Много суток он был между жизнью и смертью. Талочка дежурила безотлучно, что объяснимо: полётная медсестра, в чью смену произошла катастрофа.

– Что Старший? – спросил Веденеев, чуть оклемавшись.

– Признали: не виноват. Машина отказала.

К Веденееву окончательно вернулось сознание, и с тем – отчётливое понимание рокового смысла случившегося.

Наташа ушла с полётов и поступила в госпиталь. Ради меня, калеки.

А она, собственно говоря, уже там, на поле, в первом порыве, узнала и свою, и его судьбу… Но тот, кому довелось опробовать крылья, никогда не смирится с увечьем; лётчикам тогдашнего, близкого к пионерному, времени не летать – значило не жить. И Веденеев не торопился сдавать пистолет, примеривал и так, и этак.

Талочка предвидела.

И удержала.


Веденеев: – У кого что болит, Руфа… Скольких людей я знал или примечал, что мучаются ногами, – в больницах, на протезных заводах, среди ветеранов, на улицах, в очередях… То мальчик с параличной ножкой, то девушка, припадающая на от рождения укороченную ногу, то хромой инвалид с палочкой, то катит на коляске… потом разбогатели, появились «запорожцы» с наклейкой на стекле «ручное управление»….

… безногий сапожник…старик из города, по телевизору показали, изобретатель протезов…

… доктор, с укорочением, в супинаторном ботинке… а врач хороший, душевно к людям…

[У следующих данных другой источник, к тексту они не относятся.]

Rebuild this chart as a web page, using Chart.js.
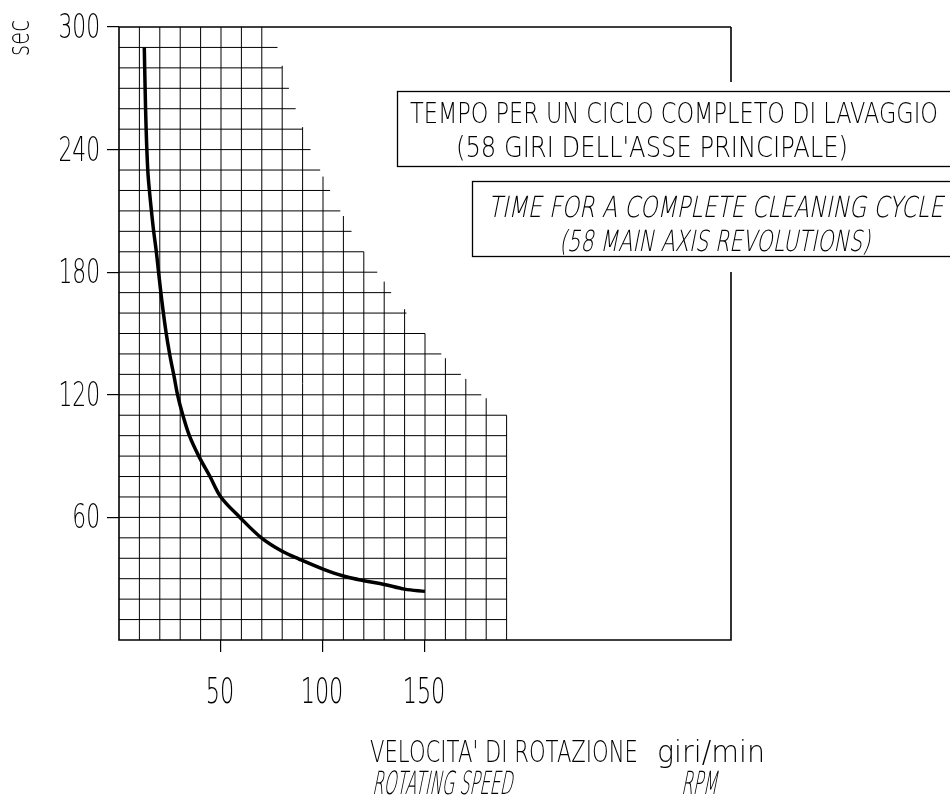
<!DOCTYPE html>
<html>
<head>
<meta charset="utf-8">
<script src="https://cdn.jsdelivr.net/npm/chart.js@4.4.1/dist/chart.umd.min.js"></script>
<style>
  html, body { margin: 0; padding: 0; background: #fff; }
  #wrap { width: 950px; height: 796px; position: relative; }
</style>
</head>
<body>
<div id="wrap"><canvas id="chart"></canvas></div>
<script>
// wash cycle time (58 turns of main axis) against rotating speed
const speedRpm = [12.4, 12.8, 13.3, 14.1, 14.9, 15.9, 17.0, 18.3, 19.4, 21, 23, 25, 27, 28.7, 31.3, 34.5, 39.1, 44.6, 49.9, 59.3, 69.8, 80, 88.5, 100, 110, 120, 130, 140, 150];
const cycleSec = [290, 270, 250, 230, 220, 210, 200, 190, 180, 166, 151, 139, 129, 120, 110, 100, 90, 80, 70, 60, 50, 43.4, 39.5, 34.7, 31.3, 29, 27.2, 24.9, 23.8];

const xTicks = [50, 100, 150];
const yTicks = [60, 120, 180, 240, 300];

// stepped grid: horizontal lines (sec) and the rpm where each one stops
const gridSec = [10, 20, 30, 40, 50, 60, 70, 80, 90, 100, 110, 120, 130, 140, 150, 160, 170, 180, 190, 200, 210, 220, 230, 240, 250, 260, 270, 280, 290];
const gridSecEnd = [190, 190, 190, 190, 190, 190, 190, 190, 190, 190, 190, 177.6, 167.6, 158, 150, 140.9, 133.4, 126.6, 120, 114, 108.5, 103.5, 98.6, 93.9, 90, 86.6, 83.3, 80, 77.7];
// vertical lines (rpm) and the sec where each one starts at the top
const gridRpm = [10, 20, 30, 40, 50, 60, 70, 80, 90, 100, 110, 120, 130, 140, 150, 160, 170, 180, 190];
const gridRpmTop = [300, 300, 300, 300, 300, 300, 300, 281, 251, 226.8, 207.5, 190, 175.4, 161.9, 150, 137.9, 127.8, 118.3, 110];

const noteIt = ['TEMPO PER UN CICLO COMPLETO DI LAVAGGIO', "(58 GIRI DELL'ASSE PRINCIPALE)"];
const noteEn = ['TIME FOR A COMPLETE CLEANING CYCLE', '(58 MAIN AXIS REVOLUTIONS)'];
const xTitleIt = ["VELOCITA' DI ROTAZIONE", 'giri/min'];
const xTitleEn = ['ROTATING SPEED', 'RPM'];
const yTitle = 'sec';

const cadFamily = '"DejaVu Sans", sans-serif';

// thin plotter-like text; either squeezed to a width or by a fixed factor
function cadText(ctx, str, x, base, size, o) {
  ctx.save();
  ctx.font = '200 ' + size + 'px ' + cadFamily;
  ctx.textAlign = 'left';
  ctx.textBaseline = 'alphabetic';
  ctx.fillStyle = '#000';
  const w = ctx.measureText(str).width;
  const k = o.width ? o.width / w : o.squeeze;
  let left = x;
  if (o.align === 'right') left = x - w * k;
  if (o.align === 'center') left = x - w * k / 2;
  ctx.translate(left, base);
  if (o.italic) ctx.transform(1, 0, -0.2, 1, 0, 0);
  ctx.scale(k, 1);
  ctx.fillText(str, 0, 0);
  ctx.restore();
}

const gridPlugin = {
  id: 'steppedGrid',
  beforeDatasetsDraw(chart) {
    const { ctx } = chart;
    const sx = chart.scales.x, sy = chart.scales.y;
    ctx.save();
    ctx.strokeStyle = '#000';
    ctx.lineWidth = 1;
    ctx.beginPath();
    gridSec.forEach((s, i) => {
      const py = sy.getPixelForValue(s);
      ctx.moveTo(sx.getPixelForValue(0), py);
      ctx.lineTo(sx.getPixelForValue(gridSecEnd[i]), py);
    });
    gridRpm.forEach((r, i) => {
      const px = sx.getPixelForValue(r);
      ctx.moveTo(px, sy.getPixelForValue(0));
      ctx.lineTo(px, sy.getPixelForValue(gridRpmTop[i]));
    });
    ctx.stroke();

    // outer frame
    const l = sx.getPixelForValue(0), r = sx.getPixelForValue(300);
    const t = sy.getPixelForValue(300), b = sy.getPixelForValue(0);
    ctx.lineWidth = 1.6;
    ctx.beginPath();
    ctx.moveTo(r, t); ctx.lineTo(l, t); ctx.lineTo(l, b); ctx.lineTo(r, b); ctx.lineTo(r, t);
    ctx.stroke();
    ctx.restore();
  },
  afterDraw(chart) {
    const { ctx } = chart;
    const sx = chart.scales.x, sy = chart.scales.y;

    // tick labels from the axis ticks
    sx.ticks.forEach((t) => {
      cadText(ctx, String(t.value), sx.getPixelForValue(t.value) - 1, 703, 36, { squeeze: 0.62, align: 'center' });
    });
    sy.ticks.forEach((t) => {
      cadText(ctx, String(t.value), 100, sy.getPixelForValue(t.value) + 11, 33, { squeeze: 0.66, align: 'right' });
    });

    ctx.save();
    // boxes cut the right border of the frame
    ctx.fillStyle = '#fff';
    ctx.fillRect(397, 82, 560, 190);
    ctx.strokeStyle = '#000';
    ctx.lineWidth = 1.3;
    ctx.strokeRect(397.5, 91.5, 600, 75);
    ctx.strokeRect(472.5, 181.5, 600, 75);
    ctx.restore();

    cadText(ctx, noteIt[0], 410, 123, 29, { width: 528 });
    cadText(ctx, noteIt[1], 456, 157, 29, { width: 392 });
    cadText(ctx, noteEn[0], 488, 217, 29, { width: 455, italic: true });
    cadText(ctx, noteEn[1], 559, 251, 29, { width: 311, italic: true });

    cadText(ctx, xTitleIt[0], 370, 762, 31, { width: 268 });
    cadText(ctx, xTitleIt[1], 657, 762, 31, { width: 108 });
    cadText(ctx, xTitleEn[0], 372, 794, 32, { width: 140, italic: true });
    cadText(ctx, xTitleEn[1], 681, 794, 32, { width: 36, italic: true });

    // rotated y title
    ctx.save();
    ctx.translate(29, 38);
    ctx.rotate(-Math.PI / 2);
    cadText(ctx, yTitle, 0, 0, 31, { width: 36, align: 'center' });
    ctx.restore();
  }
};

new Chart(document.getElementById('chart'), {
  type: 'scatter',
  data: {
    datasets: [{
      data: speedRpm.map((r, i) => ({ x: r, y: cycleSec[i] })),
      showLine: true,
      borderColor: '#000',
      borderWidth: 3.5,
      pointRadius: 0,
      tension: 0.35,
      fill: false,
    }],
  },
  options: {
    responsive: true,
    maintainAspectRatio: false,
    animation: false,
    layout: { padding: { left: 0, top: 27, right: 219, bottom: 0 } },
    plugins: { legend: { display: false }, tooltip: { enabled: false } },
    scales: {
      x: {
        type: 'linear',
        min: 0,
        max: 300,
        afterBuildTicks: (scale) => { scale.ticks = xTicks.map((v) => ({ value: v })); },
        afterFit: (scale) => { scale.height = 156; },
        border: { display: false },
        grid: { drawOnChartArea: false, drawTicks: true, tickLength: 12, color: '#000', lineWidth: 1.2 },
        ticks: { display: false },
      },
      y: {
        type: 'linear',
        min: 0,
        max: 300,
        afterBuildTicks: (scale) => { scale.ticks = yTicks.map((v) => ({ value: v })); },
        afterFit: (scale) => { scale.width = 119; },
        border: { display: false },
        grid: { drawOnChartArea: false, drawTicks: true, tickLength: 12, color: '#000', lineWidth: 1.2 },
        ticks: { display: false },
      },
    },
  },
  plugins: [gridPlugin],
});
</script>
</body>
</html>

И, естественно, к фронтовикам особое внимание.


Дорога


Запрягала Груньку немолодая солдатка, из местных, Пелагея. Сани ещё не успели наладить, некому, ездили на колёсах. Пелагея кинула в телегу сенца, просила шибко не гнать, поберегли бы Груньку-то.

– Смёрзнете, однако, – сожалеюще сказала Пелагея, Из тёплого у них только стёганки да ватные штаны, у женщины муфта, сама хоть в платке, бухгалтер в кепке, затискал руки в карманы. Пелагея стянула с себя телогрейку, бросила Талочке. – И не отнекивайся, у меня друга, запасна найдётся. – Ещё-то кто с вами?

– Директор Жабреев.

– Погодьте, пока он собиратся. Я счас.

Сходила, принесла от сторожей три потёртые армейские ушанки, овчинное покрывало, да три пары верхонок.

– Бери, милочка. Ехать долго. Напрямки сорок кил`oметров, ежели по тракту, а лесом махнёте – считают двадцать восемь. Грунька у нас старенька, ейный шаг недлинный.

Веденеев уходил торопить Никифора. Подумал о ерунде: Жабреев, техник, с образованием, подсчитывает расстояние по-старому вёрстами, а малограмотная Пелагея говорит правильно: километры.

Прибежал Жабреев.

– Возьмём Пелагею?

– Я бы тебя не взял, – огрызнулся на Николая.

– Что так?

– А то сам не знаешь…

Знал, конечно, почему нельзя снимать и брать с собою конюха Пелагею: она, помимо конской тяги (упомянутая Грунька и два других одра), отвечала и за собачий парк, а собаки – сторожи заводские, голодными их не оставишь.

Кроме того, Жабреев уже узнал оба пути – и трактовый, длинный, и другой, наезженный лесом, что покороче.